Admiral get's my :thumb: 
But Tesco and Aviva were good in the past too.


----------



## LittleMissTracy (May 17, 2012)

BF is with Adrian Flux and has been for about 6 years, they've price matched since he moved from his TypeR. However they wanted an extra £200+ to insure my Abarth 500.
I'm with LV Best quote with £250 excess and unlimited NCB. 
I think tho the info here will vary depending where you are in the UK. LV great for girlie in Wirral but maybe not for you. Plus depends what your driving.


----------



## nethers66 (Jul 23, 2008)

Admiral Multi car too, we have 3 daily driver cars covered all at pretty reasonable prices, I added my weekend MX5 to them and paid £18 !! for the rest of the year till December renewal. Shocked but happy.


----------



## nabz1 (Aug 27, 2012)

Aviva, but will be changing to elephant soon in the near future.


----------



## scratcher (Jul 20, 2010)

I'm with Sky now. The best service and price for me covering all mods like for like.


----------



## Natalie (Jan 19, 2011)

I've just gone to Aviva, were about £60 cheaper than most quotes I was getting.


----------



## skyinsurance (Jun 9, 2010)

scratcher said:


> I'm with Sky now. The best service and price for me covering all mods like for like.

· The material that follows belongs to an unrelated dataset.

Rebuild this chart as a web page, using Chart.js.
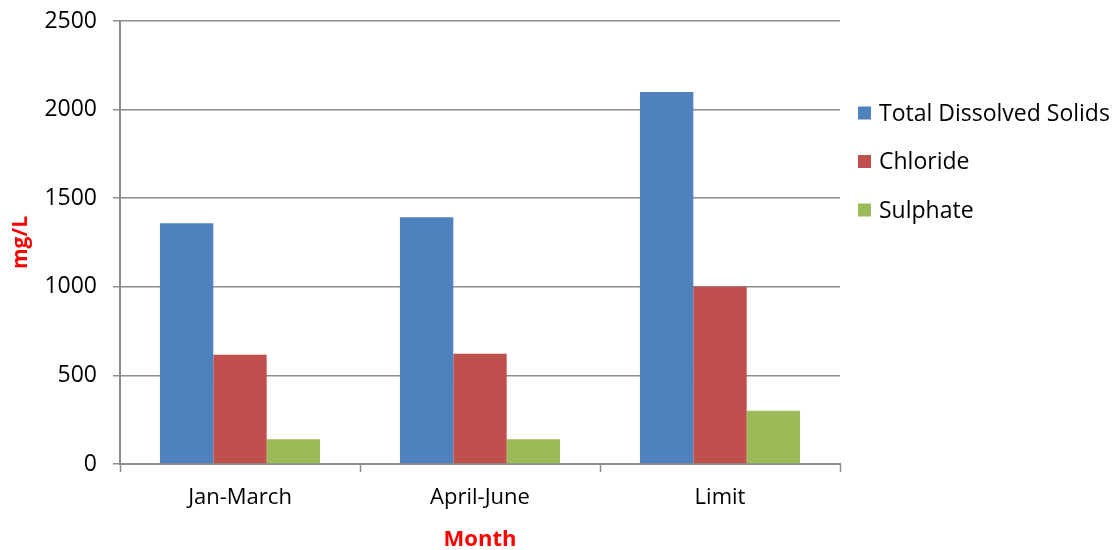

Thanks for the feedback :thumb:


----------



## T.D.K (Mar 16, 2011)

LV for me.

£550 -The best quote for my new Astra GTC at the time when all other insurers wanted nearly £1,000 in some cases.


----------



## Zetec-al (Feb 28, 2011)

Admiral.

I'm 19, 2 NCB. Mine was £750. Albeit on a 1.2 fiesta.


----------



## Junior Bear (Sep 2, 2008)

Adrian flux

Wouldn't say cheap, but I'm covered for modifications which many wouldn't do at my age

Still competitive though


----------



## Porkypig (Jun 20, 2012)

What's the car? Adrian Flux if it a high end peformance type, otherwise quote me happy for the cheapest around.


----------



## Kriminal (Jan 11, 2007)

Sky Insurance have just knocked the wind out of all the other Insurance Companie's sails for me.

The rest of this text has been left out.